In your case this simplifies to $$\text{logit} P(Y_i=1| \text{smoking}_i) := \beta_0 + \beta_i\text{smoking}_i,$$ where $\text{smoking}_i = 0$ for non-smokers and $\text{smoking}_i=1$ for smokers.

Let's assume this is from a trial design (e.g. a randomized trial), where you can unproblematically use such a simple logistic regression to infer causality.
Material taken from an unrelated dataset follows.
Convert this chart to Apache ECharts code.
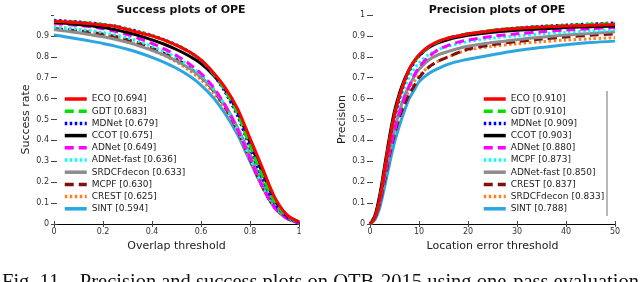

In that case,

  • $\beta_0$ gives the log-odds of having an event for non-smokers, i.e.
  • $\text{logit} P(Y_i=1| \text{smoking}_i=0) := \beta_0$ and
  • thus, the odds are $\exp(\beta_0)$ or
  • equivalently the probability $P(Y_i=1| \text{smoking}_i=0) = \exp(\beta_0)/(1+\exp(\beta_0))$.

Similarly,

  • $\beta_0 + \beta_1$ gives the log-odds of having an event for smokers, i.e.
  • $\text{logit} P(Y_i=1| \text{smoking}_i=1) := \beta_0 + \beta_1$ and
  • thus, the odds are $\exp(\beta_0 + \beta_1)$ or
  • equivalently the probability $P(Y_i=1| \text{smoking}_i=1) = \exp(\beta_0 + \beta_1)/(1+\exp(\beta_0 + \beta_1))$.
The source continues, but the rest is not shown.